[WHAT THE TASK REQUIRES] Omit pictures and quote the listing below line by line, from its start through the line that holds "W, H = 1102 - OFF, 561 - OFF".

[MATERIAL PROVIDED]
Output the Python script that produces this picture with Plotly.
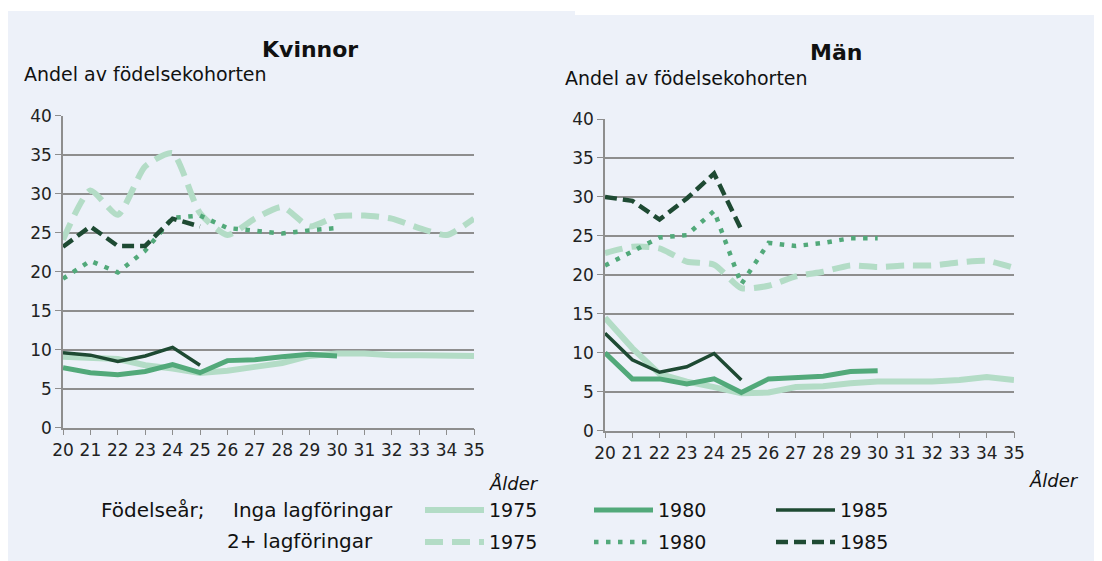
import plotly.graph_objects as go

# Ålder 20-35
ages = list(range(20, 36))

# Kvinnor, andel av födelsekohorten
kv_inga_1975 = [9.1, 8.9, 8.8, 8.0, 7.6, 7.0, 7.3, 7.8, 8.3, 9.2, 9.5, 9.5, 9.3, 9.3, 9.3, 9.2]
kv_inga_1980 = [7.7, 7.05, 6.8, 7.2, 8.1, 7.05, 8.6, 8.7, 9.1, 9.4, 9.2]
kv_inga_1985 = [9.6, 9.3, 8.5, 9.2, 10.3, 8.0]
kv_2p_1975 = [24.1, 30.4, 27.3, 33.5, 35.2, 27.5, 24.7, 26.8, 28.3, 25.8, 27.1, 27.2, 26.8, 25.6, 24.7, 26.8]
kv_2p_1980 = [19.1, 21.4, 19.9, 22.7, 26.9, 27.2, 25.6, 25.3, 24.9, 25.3, 25.6]
kv_2p_1985 = [23.2, 25.8, 23.3, 23.3, 26.8, 25.8]

# Män, andel av födelsekohorten
man_inga_1975 = [14.5, 10.6, 7.3, 6.3, 5.6, 4.8, 4.9, 5.6, 5.7, 6.1, 6.3, 6.3, 6.3, 6.5, 6.9, 6.5]
man_inga_1980 = [10.0, 6.65, 6.65, 6.0, 6.65, 4.9, 6.65, 6.9, 7.0, 7.6, 7.7]
man_inga_1985 = [12.5, 9.1, 7.5, 8.2, 9.9, 6.5]
man_2p_1975 = [22.8, 23.6, 23.4, 21.7, 21.3, 18.3, 18.6, 19.8, 20.4, 21.2, 21.0, 21.2, 21.2, 21.6, 21.8, 20.9]
man_2p_1980 = [21.2, 23.0, 24.8, 25.1, 28.2, 18.8, 24.1, 23.7, 24.1, 24.7, 24.7]
man_2p_1985 = [30.0, 29.5, 27.1, 29.8, 33.0, 25.8]

years = ["1975", "1980", "1985"]
y_ticks = [0, 5, 10, 15, 20, 25, 30, 35, 40]

LIGHT = "#b3dcc6"
MID = "#52a97a"
DARK = "#1e4a33"
BG = "#edf1f9"
GRID = "#8e8e8e"
FONT = "DejaVu Sans"

# the page puts an 8px body margin around the figure
OFF = 8
W, H = 1102 - OFF, 561 - OFF

styles = {
    "inga_1975": dict(color=LIGHT, width=6, dash="solid"),
    "inga_1980": dict(color=MID, width=5, dash="solid"),
    "inga_1985": dict(color=DARK, width=3.5, dash="solid"),
    "2p_1975": dict(color=LIGHT, width=6, dash="18px,9px"),
    "2p_1980": dict(color=MID, width=4.5, dash="4.5px,7.5px"),
    "2p_1985": dict(color=DARK, width=4.5, dash="12px,6px"),
}

panels = [
    ("x", "y", dict(inga_1975=kv_inga_1975, inga_1980=kv_inga_1980, inga_1985=kv_inga_1985,
                    **{"2p_1975": kv_2p_1975, "2p_1980": kv_2p_1980, "2p_1985": kv_2p_1985})),
    ("x2", "y2", dict(inga_1975=man_inga_1975, inga_1980=man_inga_1980, inga_1985=man_inga_1985,
                      **{"2p_1975": man_2p_1975, "2p_1980": man_2p_1980, "2p_1985": man_2p_1985})),
]

draw_order = ["2p_1975", "inga_1975", "2p_1980", "inga_1980", "2p_1985", "inga_1985"]


def px(x, y):
    return (x - OFF) / W, 1 - (y - OFF) / H


fig = go.Figure()

for xa, ya, series in panels:
    for key in draw_order:
        vals = series[key]
        st = styles[key]
        smooth = key == "2p_1975"
        fig.add_trace(go.Scatter(
            x=ages[:len(vals)], y=vals, xaxis=xa, yaxis=ya,
            mode="lines", showlegend=False, hoverinfo="skip",
            line=dict(color=st["color"], width=st["width"], dash=st["dash"],
                      shape="spline" if smooth else "linear", smoothing=0.6),
        ))

axis_common = dict(
    range=[20, 35], tickvals=ages, ticks="outside", ticklen=6, tickcolor=GRID,
    showline=True, linecolor=GRID, linewidth=1.5, showgrid=False, zeroline=False,
    automargin=False, tickfont=dict(family=FONT, size=17, color="#222"),
)
yaxis_common = dict(
    range=[0, 40], tickvals=y_ticks, ticks="outside", ticklen=6, tickcolor=GRID,
    showline=True, linecolor=GRID, linewidth=1.5, showgrid=True, gridcolor=GRID,
    gridwidth=1.5, zeroline=False, automargin=False,
    tickfont=dict(family=FONT, size=17, color="#222"),
)

lx0, ly_top = px(63, 115.7)
lx1, ly_bot = px(474, 427.7)
rx0, ry_top = px(605, 119)
rx1, ry_bot = px(1014, 430.7)

fig.update_layout(
    width=W, height=H,
    margin=dict(l=0, r=0, t=0, b=0, pad=0, autoexpand=False),
    paper_bgcolor="white", plot_bgcolor="white",
    font=dict(family=FONT, color="#111"),
    xaxis=dict(domain=[lx0, lx1], anchor="y", **axis_common),
    yaxis=dict(domain=[ly_bot, ly_top], anchor="x", **yaxis_common),
    xaxis2=dict(domain=[rx0, rx1], anchor="y2", **axis_common),
    yaxis2=dict(domain=[ry_bot, ry_top], anchor="x2", **yaxis_common),
)

# panel backgrounds
bx0, by1 = px(7, 11)
bx1, _ = px(575, 11)
_, by2 = px(575, 15)
fig.add_shape(type="rect", xref="paper", yref="paper", x0=max(bx0, 0), x1=bx1,
              y0=0, y1=by1, fillcolor=BG, line_width=0, layer="below")
fig.add_shape(type="rect", xref="paper", yref="paper", x0=bx1, x1=1,
              y0=0, y1=by2, fillcolor=BG, line_width=0, layer="below")


def text(x, y, s, size=17, bold=False, italic=False, anchor="left"):
    ax, ay = px(x, y)
    if bold:
        s = "<b>" + s + "</b>"
    if italic:
        s = "<i>" + s + "</i>"
    fig.add_annotation(x=ax, y=ay, xref="paper", yref="paper", text=s, showarrow=False,
                       xanchor=anchor, yanchor="middle",
                       font=dict(family=FONT, size=size, color="#111"))


text(310, 49, "Kvinnor", size=22, bold=True, anchor="center")
text(836, 52, "Män", size=22, bold=True, anchor="center")
text(22, 74, "Andel av födelsekohorten", size=19)
text(563, 78, "Andel av födelsekohorten", size=19)
text(541, 483, "Ålder", size=18, italic=True, anchor="right")
text(1081, 480, "Ålder", size=18, italic=True, anchor="right")

# legend
text(99, 510, "Födelseår;", size=20)
text(231, 510, "Inga lagföringar", size=20)
text(225, 541, "2+ lagföringar", size=20)
legend_x = [425, 594, 776]
for prefix, ly in [("inga_", 510), ("2p_", 542)]:
    for lx, yr in zip(legend_x, years):
        st = styles[prefix + yr]
        x0, y0 = px(lx, ly)
        x1, _ = px(lx + 59, ly)
        fig.add_shape(type="line", xref="paper", yref="paper", x0=x0, x1=x1, y0=y0, y1=y0,
                      line=dict(color=st["color"], width=st["width"], dash=st["dash"]))
        text(lx + 62, ly, yr, size=19)

fig.write_html("out.html")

[EXPECTED OUTPUT]
Output the Python script that produces this picture with Plotly.
import plotly.graph_objects as go

# Ålder 20-35
ages = list(range(20, 36))

# Kvinnor, andel av födelsekohorten
kv_inga_1975 = [9.1, 8.9, 8.8, 8.0, 7.6, 7.0, 7.3, 7.8, 8.3, 9.2, 9.5, 9.5, 9.3, 9.3, 9.3, 9.2]
kv_inga_1980 = [7.7, 7.05, 6.8, 7.2, 8.1, 7.05, 8.6, 8.7, 9.1, 9.4, 9.2]
kv_inga_1985 = [9.6, 9.3, 8.5, 9.2, 10.3, 8.0]
kv_2p_1975 = [24.1, 30.4, 27.3, 33.5, 35.2, 27.5, 24.7, 26.8, 28.3, 25.8, 27.1, 27.2, 26.8, 25.6, 24.7, 26.8]
kv_2p_1980 = [19.1, 21.4, 19.9, 22.7, 26.9, 27.2, 25.6, 25.3, 24.9, 25.3, 25.6]
kv_2p_1985 = [23.2, 25.8, 23.3, 23.3, 26.8, 25.8]

# Män, andel av födelsekohorten
man_inga_1975 = [14.5, 10.6, 7.3, 6.3, 5.6, 4.8, 4.9, 5.6, 5.7, 6.1, 6.3, 6.3, 6.3, 6.5, 6.9, 6.5]
man_inga_1980 = [10.0, 6.65, 6.65, 6.0, 6.65, 4.9, 6.65, 6.9, 7.0, 7.6, 7.7]
man_inga_1985 = [12.5, 9.1, 7.5, 8.2, 9.9, 6.5]
man_2p_1975 = [22.8, 23.6, 23.4, 21.7, 21.3, 18.3, 18.6, 19.8, 20.4, 21.2, 21.0, 21.2, 21.2, 21.6, 21.8, 20.9]
man_2p_1980 = [21.2, 23.0, 24.8, 25.1, 28.2, 18.8, 24.1, 23.7, 24.1, 24.7, 24.7]
man_2p_1985 = [30.0, 29.5, 27.1, 29.8, 33.0, 25.8]

years = ["1975", "1980", "1985"]
y_ticks = [0, 5, 10, 15, 20, 25, 30, 35, 40]

LIGHT = "#b3dcc6"
MID = "#52a97a"
DARK = "#1e4a33"
BG = "#edf1f9"
GRID = "#8e8e8e"
FONT = "DejaVu Sans"

# the page puts an 8px body margin around the figure
OFF = 8
W, H = 1102 - OFF, 561 - OFF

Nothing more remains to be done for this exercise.